• Goal:
Look through the data below. Show each line where the string "with" occurs.

>> Begin Data provided

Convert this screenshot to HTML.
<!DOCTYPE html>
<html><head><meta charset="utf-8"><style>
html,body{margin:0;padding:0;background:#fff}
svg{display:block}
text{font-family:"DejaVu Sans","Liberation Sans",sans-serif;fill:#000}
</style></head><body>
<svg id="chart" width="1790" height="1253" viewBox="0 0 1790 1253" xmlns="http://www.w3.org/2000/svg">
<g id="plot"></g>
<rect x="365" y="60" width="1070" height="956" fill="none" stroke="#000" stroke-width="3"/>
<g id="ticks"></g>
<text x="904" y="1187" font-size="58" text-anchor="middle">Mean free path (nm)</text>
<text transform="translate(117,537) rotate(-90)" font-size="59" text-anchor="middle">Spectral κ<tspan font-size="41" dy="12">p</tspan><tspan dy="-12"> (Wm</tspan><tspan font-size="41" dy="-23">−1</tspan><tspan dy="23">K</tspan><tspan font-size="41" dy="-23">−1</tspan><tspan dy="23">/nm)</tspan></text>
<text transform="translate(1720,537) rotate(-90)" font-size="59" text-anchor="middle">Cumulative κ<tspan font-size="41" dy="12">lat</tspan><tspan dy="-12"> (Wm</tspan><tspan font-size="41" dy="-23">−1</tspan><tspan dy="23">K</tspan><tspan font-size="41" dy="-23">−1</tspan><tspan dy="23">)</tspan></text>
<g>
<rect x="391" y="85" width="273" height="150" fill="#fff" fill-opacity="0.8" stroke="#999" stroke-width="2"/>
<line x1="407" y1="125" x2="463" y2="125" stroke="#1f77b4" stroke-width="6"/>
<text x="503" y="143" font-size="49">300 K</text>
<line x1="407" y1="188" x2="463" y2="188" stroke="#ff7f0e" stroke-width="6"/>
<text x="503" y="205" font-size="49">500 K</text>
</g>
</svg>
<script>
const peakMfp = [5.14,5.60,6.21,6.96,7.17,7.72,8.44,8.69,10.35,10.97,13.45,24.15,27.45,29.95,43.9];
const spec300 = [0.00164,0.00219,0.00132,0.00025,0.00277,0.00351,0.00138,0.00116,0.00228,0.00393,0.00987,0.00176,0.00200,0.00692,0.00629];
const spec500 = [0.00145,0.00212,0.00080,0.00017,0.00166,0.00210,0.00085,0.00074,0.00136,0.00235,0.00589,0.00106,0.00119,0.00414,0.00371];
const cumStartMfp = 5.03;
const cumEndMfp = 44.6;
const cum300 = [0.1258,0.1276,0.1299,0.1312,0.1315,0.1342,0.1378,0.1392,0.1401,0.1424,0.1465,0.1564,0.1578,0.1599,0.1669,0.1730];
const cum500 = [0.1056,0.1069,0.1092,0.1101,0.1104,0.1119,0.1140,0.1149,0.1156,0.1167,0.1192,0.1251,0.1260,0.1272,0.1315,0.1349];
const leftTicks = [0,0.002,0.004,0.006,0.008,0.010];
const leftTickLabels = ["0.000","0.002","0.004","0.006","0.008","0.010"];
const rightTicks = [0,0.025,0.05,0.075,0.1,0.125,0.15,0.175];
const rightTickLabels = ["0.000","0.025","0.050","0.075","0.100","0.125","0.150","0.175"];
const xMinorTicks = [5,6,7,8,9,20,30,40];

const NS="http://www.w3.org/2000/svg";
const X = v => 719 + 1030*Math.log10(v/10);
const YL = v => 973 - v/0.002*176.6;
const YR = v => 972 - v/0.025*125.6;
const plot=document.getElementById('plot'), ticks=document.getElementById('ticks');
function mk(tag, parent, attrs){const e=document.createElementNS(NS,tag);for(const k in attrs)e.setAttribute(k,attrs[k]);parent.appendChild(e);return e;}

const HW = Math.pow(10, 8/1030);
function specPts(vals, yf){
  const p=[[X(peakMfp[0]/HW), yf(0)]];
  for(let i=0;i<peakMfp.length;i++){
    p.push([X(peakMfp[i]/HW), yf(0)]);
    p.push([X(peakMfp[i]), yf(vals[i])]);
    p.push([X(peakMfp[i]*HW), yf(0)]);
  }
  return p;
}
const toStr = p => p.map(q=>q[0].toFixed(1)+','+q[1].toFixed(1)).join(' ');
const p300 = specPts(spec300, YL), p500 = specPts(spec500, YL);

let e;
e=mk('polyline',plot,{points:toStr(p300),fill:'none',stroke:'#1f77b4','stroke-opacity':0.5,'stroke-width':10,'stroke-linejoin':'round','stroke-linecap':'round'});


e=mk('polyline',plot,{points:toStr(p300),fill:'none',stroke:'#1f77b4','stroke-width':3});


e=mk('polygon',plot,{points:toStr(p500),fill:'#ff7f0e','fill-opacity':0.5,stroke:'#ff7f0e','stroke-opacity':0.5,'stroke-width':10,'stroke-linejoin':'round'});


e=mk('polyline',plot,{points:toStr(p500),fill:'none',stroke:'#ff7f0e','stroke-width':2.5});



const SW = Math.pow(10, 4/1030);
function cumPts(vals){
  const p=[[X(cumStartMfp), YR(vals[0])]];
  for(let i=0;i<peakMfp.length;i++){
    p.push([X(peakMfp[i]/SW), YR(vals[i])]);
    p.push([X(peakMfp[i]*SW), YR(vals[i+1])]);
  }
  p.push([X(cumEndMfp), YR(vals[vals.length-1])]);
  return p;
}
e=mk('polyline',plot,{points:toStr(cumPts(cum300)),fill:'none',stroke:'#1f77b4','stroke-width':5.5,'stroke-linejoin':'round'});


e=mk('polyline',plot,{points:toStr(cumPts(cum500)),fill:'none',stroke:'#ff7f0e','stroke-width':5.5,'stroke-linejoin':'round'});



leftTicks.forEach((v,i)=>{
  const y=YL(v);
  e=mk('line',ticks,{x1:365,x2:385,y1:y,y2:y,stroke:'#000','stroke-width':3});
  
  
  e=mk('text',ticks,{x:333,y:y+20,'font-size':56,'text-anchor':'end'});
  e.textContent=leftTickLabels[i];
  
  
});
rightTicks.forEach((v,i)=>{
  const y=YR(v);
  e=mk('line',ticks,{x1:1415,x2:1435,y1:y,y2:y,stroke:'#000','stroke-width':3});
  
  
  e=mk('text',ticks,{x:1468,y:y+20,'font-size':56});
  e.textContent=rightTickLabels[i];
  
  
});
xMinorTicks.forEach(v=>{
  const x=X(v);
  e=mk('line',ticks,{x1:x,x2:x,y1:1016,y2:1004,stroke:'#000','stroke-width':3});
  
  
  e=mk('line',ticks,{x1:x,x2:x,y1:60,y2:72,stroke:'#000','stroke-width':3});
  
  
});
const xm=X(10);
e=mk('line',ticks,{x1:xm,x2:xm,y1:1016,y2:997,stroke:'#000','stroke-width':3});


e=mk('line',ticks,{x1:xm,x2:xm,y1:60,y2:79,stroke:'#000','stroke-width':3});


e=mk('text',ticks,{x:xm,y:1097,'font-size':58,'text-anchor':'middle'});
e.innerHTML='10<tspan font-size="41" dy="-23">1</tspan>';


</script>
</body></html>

>> End Data provided
>> Begin Data provided

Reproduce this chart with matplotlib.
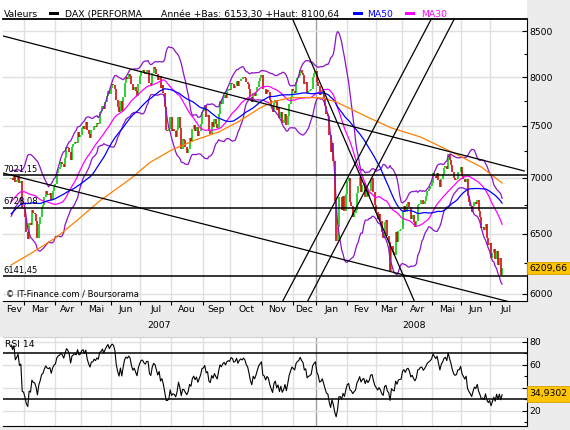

>> End Data provided
>> Begin Data provided

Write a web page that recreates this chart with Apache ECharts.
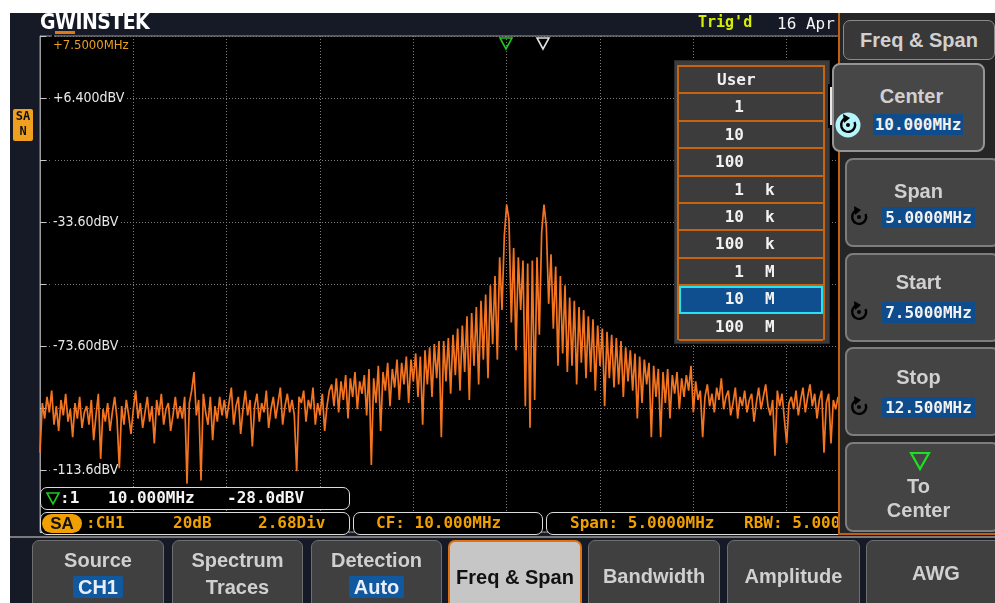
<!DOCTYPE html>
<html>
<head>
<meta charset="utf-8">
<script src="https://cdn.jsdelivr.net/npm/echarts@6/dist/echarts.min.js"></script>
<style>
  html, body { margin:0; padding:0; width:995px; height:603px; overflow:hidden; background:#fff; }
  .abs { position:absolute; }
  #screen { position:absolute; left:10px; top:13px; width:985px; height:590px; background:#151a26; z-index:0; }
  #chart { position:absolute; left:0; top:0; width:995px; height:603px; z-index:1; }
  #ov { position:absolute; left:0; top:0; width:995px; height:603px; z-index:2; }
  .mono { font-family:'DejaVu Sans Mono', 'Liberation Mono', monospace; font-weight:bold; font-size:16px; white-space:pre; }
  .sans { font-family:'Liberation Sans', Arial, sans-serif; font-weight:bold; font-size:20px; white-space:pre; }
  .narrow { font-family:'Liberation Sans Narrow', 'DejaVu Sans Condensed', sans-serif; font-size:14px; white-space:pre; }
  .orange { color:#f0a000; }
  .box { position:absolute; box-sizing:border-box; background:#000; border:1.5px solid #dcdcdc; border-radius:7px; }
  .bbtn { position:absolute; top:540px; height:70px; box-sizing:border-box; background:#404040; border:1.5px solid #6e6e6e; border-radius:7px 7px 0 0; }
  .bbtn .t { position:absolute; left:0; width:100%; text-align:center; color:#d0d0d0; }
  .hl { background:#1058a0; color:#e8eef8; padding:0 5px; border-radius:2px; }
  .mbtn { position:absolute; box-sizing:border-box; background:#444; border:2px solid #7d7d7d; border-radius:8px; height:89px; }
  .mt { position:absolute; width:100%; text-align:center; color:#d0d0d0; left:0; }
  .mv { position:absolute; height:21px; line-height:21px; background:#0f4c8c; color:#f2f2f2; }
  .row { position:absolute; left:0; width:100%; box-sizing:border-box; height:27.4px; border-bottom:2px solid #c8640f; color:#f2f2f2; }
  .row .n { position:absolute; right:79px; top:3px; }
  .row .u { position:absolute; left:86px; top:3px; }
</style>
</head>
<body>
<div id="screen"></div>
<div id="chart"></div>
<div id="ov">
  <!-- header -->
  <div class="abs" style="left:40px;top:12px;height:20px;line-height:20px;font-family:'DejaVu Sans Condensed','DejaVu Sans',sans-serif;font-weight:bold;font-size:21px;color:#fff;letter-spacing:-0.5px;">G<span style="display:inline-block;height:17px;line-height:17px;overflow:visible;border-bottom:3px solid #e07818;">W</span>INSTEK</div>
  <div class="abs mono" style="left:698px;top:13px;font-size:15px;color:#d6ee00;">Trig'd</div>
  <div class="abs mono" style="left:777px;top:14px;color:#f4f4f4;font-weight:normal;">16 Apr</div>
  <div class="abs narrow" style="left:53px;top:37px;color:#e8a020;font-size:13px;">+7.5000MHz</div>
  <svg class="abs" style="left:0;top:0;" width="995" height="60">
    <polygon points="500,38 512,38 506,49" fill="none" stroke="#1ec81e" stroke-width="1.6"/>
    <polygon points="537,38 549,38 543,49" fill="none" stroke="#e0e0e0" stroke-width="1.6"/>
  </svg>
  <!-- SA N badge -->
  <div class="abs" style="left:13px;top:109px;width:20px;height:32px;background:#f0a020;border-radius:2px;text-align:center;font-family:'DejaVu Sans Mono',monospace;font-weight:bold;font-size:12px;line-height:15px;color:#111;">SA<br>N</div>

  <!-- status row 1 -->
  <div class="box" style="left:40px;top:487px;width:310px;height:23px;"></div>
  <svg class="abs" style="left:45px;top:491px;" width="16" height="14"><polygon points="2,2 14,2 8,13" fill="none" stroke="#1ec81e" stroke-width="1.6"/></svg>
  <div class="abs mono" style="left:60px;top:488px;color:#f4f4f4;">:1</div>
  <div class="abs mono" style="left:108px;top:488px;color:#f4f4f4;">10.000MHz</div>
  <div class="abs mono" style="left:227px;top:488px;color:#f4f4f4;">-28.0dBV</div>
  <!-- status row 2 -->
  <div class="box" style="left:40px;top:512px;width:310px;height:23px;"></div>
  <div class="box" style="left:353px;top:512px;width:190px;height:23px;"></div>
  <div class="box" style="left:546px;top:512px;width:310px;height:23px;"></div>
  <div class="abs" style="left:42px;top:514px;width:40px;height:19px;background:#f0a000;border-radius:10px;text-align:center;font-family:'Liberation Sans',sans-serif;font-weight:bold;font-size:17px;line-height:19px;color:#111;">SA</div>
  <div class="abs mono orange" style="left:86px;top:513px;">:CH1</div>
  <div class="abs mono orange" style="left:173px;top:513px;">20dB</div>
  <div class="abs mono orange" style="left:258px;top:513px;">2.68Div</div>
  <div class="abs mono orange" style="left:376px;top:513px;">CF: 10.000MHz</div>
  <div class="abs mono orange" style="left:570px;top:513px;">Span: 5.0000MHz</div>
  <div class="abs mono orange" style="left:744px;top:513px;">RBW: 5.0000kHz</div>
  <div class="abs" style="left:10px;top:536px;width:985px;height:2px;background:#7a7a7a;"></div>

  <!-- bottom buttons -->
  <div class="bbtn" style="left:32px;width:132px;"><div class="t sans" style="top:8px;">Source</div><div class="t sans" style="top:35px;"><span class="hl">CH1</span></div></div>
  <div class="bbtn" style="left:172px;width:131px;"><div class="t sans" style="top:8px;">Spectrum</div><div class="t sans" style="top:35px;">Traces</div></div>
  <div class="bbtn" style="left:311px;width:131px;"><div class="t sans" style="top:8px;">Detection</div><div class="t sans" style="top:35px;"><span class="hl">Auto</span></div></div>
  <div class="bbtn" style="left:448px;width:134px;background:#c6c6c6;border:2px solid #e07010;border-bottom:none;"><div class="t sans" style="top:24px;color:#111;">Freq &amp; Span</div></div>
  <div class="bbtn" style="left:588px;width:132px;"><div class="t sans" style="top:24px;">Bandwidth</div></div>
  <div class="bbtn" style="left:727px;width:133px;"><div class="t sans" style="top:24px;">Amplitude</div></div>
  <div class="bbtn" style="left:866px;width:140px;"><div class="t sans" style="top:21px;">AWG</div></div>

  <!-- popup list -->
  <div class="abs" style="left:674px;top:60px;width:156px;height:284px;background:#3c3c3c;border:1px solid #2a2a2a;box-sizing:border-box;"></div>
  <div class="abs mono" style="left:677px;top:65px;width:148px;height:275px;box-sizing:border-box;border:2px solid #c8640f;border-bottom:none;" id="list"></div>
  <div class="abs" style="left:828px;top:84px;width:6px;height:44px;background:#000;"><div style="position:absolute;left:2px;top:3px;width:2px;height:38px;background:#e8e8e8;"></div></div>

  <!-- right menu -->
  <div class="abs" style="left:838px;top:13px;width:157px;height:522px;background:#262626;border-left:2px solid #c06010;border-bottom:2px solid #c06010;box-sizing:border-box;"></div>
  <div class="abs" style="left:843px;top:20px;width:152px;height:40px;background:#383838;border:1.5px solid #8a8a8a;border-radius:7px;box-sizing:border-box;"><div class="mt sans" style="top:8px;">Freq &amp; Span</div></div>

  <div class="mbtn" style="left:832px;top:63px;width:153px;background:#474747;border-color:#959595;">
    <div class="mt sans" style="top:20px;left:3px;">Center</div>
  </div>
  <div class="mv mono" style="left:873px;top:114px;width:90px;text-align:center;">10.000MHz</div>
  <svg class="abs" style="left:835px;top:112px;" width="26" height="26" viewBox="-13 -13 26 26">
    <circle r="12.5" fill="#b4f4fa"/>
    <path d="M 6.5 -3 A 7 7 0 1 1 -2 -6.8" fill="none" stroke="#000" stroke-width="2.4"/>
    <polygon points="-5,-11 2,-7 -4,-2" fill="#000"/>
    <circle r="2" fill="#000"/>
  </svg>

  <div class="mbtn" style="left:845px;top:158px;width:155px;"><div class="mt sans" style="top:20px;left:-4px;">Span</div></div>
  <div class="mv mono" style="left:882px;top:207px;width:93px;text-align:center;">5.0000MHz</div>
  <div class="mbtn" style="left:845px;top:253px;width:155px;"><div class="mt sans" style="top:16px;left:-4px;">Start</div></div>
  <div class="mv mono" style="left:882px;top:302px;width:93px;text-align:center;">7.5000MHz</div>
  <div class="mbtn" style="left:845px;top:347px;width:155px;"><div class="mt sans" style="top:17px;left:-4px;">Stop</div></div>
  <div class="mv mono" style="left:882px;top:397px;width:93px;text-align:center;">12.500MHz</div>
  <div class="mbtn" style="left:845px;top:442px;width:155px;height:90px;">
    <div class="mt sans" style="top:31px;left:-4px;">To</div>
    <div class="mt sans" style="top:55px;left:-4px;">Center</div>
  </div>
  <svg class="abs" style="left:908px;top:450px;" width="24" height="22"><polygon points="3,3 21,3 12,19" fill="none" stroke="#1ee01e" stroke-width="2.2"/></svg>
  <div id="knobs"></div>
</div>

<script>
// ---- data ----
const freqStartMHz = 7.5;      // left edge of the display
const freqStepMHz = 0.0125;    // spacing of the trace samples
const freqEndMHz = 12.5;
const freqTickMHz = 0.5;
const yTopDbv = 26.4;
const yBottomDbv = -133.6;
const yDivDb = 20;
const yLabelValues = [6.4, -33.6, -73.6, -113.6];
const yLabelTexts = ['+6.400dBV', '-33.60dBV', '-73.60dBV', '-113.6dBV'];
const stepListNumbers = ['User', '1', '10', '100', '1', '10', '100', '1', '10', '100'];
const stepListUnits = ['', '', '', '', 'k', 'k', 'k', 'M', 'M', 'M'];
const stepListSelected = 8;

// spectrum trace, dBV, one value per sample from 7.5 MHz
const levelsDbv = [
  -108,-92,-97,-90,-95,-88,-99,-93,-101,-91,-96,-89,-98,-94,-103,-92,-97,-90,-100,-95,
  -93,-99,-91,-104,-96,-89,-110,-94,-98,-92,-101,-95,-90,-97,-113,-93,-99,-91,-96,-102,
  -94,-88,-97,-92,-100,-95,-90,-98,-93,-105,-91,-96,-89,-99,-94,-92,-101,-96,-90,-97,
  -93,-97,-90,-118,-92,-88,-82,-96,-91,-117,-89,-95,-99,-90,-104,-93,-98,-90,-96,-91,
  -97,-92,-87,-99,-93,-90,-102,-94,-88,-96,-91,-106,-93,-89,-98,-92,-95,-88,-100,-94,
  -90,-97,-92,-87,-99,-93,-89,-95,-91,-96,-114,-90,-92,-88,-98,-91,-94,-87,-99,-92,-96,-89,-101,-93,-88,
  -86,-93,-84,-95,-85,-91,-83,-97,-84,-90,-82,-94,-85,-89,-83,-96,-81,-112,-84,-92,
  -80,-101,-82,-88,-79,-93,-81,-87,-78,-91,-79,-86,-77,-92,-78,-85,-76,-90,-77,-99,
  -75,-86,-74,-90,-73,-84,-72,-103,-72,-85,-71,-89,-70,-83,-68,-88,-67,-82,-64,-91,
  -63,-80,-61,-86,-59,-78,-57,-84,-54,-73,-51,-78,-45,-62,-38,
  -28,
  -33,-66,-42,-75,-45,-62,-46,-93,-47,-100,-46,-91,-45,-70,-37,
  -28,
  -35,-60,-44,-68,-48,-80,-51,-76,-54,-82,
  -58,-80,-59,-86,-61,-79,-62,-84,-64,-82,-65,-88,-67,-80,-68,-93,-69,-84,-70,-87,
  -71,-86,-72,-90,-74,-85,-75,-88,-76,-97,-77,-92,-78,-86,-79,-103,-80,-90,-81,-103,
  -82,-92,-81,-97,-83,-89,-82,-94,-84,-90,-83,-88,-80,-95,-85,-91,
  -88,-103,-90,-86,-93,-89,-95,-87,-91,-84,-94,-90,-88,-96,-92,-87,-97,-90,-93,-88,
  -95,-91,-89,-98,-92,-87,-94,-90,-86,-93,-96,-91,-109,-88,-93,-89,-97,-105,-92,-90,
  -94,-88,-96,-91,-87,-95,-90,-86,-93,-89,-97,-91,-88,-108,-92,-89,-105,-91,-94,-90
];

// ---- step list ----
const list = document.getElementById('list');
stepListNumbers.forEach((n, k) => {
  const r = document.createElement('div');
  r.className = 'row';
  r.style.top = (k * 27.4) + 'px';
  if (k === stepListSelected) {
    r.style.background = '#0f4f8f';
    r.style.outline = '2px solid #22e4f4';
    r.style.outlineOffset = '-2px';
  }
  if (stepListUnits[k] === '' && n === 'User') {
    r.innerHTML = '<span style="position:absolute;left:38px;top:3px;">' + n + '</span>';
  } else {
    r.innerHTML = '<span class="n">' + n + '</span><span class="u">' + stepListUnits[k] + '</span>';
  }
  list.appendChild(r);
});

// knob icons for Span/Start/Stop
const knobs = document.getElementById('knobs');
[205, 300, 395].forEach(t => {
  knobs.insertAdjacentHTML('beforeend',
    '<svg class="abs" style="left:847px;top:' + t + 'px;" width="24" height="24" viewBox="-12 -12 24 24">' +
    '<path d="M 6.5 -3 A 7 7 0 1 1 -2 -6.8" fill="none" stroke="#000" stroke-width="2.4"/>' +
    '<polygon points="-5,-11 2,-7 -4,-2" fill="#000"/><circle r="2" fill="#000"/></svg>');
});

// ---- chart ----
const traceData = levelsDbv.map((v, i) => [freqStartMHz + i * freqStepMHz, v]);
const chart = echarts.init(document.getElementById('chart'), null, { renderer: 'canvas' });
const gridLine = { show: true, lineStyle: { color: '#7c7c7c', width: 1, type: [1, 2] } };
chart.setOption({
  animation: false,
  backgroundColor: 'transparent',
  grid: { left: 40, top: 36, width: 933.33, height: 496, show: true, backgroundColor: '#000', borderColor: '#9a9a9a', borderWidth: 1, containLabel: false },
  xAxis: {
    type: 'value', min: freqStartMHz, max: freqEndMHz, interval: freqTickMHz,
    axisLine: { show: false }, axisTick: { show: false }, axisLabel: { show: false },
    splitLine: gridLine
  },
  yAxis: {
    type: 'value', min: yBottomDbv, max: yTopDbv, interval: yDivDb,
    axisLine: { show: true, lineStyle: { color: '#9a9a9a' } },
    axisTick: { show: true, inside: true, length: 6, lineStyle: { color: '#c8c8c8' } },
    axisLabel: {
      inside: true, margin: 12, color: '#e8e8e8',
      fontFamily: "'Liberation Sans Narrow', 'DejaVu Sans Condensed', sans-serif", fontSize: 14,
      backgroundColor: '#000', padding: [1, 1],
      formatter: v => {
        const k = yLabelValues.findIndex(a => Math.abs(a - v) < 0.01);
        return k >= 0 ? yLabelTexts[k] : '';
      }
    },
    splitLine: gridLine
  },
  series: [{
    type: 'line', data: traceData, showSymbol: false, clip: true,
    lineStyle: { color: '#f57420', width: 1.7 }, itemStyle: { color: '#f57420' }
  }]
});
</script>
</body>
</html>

>> End Data provided

• Exercise solution:
Reproduce this chart with matplotlib.
Write a web page that recreates this chart with Apache ECharts.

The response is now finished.